● **Source data**:
##########
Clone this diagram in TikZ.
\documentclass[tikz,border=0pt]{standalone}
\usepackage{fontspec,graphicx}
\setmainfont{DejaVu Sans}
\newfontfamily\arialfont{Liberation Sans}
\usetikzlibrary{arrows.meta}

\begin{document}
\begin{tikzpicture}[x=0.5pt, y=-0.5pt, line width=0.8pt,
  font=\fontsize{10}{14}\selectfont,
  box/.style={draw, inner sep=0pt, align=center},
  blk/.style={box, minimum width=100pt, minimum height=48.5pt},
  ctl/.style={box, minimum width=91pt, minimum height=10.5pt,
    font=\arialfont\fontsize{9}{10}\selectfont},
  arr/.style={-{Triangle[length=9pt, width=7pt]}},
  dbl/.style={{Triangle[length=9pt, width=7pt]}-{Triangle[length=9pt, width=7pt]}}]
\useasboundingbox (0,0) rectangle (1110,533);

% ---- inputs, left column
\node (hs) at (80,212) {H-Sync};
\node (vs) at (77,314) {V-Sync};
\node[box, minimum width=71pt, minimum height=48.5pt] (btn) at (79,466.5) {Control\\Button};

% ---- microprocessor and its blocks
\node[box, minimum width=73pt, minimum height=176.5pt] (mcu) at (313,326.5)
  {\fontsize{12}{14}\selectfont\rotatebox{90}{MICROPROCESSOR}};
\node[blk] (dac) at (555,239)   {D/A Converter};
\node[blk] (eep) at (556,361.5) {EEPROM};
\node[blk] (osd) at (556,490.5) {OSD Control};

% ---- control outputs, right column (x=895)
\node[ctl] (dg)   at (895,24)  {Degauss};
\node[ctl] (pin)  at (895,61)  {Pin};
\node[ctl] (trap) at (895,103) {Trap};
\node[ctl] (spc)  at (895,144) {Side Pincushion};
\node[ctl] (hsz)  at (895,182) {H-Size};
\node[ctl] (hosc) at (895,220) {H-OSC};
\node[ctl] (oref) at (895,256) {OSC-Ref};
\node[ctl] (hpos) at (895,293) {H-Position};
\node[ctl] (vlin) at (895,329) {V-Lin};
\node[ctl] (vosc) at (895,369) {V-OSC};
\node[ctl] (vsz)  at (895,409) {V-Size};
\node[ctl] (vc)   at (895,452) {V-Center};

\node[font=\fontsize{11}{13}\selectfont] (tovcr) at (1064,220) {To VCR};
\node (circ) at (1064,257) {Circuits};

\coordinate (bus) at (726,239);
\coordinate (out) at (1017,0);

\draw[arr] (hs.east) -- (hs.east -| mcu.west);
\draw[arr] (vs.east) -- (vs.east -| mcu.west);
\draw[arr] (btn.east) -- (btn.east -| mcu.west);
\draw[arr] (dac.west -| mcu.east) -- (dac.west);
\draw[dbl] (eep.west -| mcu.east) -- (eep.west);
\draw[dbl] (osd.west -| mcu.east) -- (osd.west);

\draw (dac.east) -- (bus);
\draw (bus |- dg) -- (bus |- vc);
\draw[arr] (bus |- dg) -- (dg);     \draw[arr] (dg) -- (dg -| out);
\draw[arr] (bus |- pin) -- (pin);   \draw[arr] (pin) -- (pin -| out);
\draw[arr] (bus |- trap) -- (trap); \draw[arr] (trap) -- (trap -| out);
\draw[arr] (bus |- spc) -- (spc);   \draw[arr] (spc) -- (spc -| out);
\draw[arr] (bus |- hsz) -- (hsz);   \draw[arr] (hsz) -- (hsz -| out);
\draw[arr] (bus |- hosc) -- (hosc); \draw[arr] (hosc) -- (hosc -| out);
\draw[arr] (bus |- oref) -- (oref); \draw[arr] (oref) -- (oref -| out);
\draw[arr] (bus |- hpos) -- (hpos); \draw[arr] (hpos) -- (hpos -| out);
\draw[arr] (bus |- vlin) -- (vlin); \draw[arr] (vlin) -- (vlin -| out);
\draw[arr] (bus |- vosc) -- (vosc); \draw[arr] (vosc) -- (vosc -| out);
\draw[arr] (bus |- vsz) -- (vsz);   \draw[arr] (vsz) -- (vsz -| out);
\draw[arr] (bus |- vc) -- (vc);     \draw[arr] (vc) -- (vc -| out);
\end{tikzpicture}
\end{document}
##########
● **Set problem**: Return exactly the leading lines of the listing, stopping after the line in which "(0,0) rectangle (1110,533);" occurs.

● **Output for this task**:
Clone this diagram in TikZ.
\documentclass[tikz,border=0pt]{standalone}
\usepackage{fontspec,graphicx}
\setmainfont{DejaVu Sans}
\newfontfamily\arialfont{Liberation Sans}
\usetikzlibrary{arrows.meta}

\begin{document}
\begin{tikzpicture}[x=0.5pt, y=-0.5pt, line width=0.8pt,
  font=\fontsize{10}{14}\selectfont,
  box/.style={draw, inner sep=0pt, align=center},
  blk/.style={box, minimum width=100pt, minimum height=48.5pt},
  ctl/.style={box, minimum width=91pt, minimum height=10.5pt,
    font=\arialfont\fontsize{9}{10}\selectfont},
  arr/.style={-{Triangle[length=9pt, width=7pt]}},
  dbl/.style={{Triangle[length=9pt, width=7pt]}-{Triangle[length=9pt, width=7pt]}}]
\useasboundingbox (0,0) rectangle (1110,533);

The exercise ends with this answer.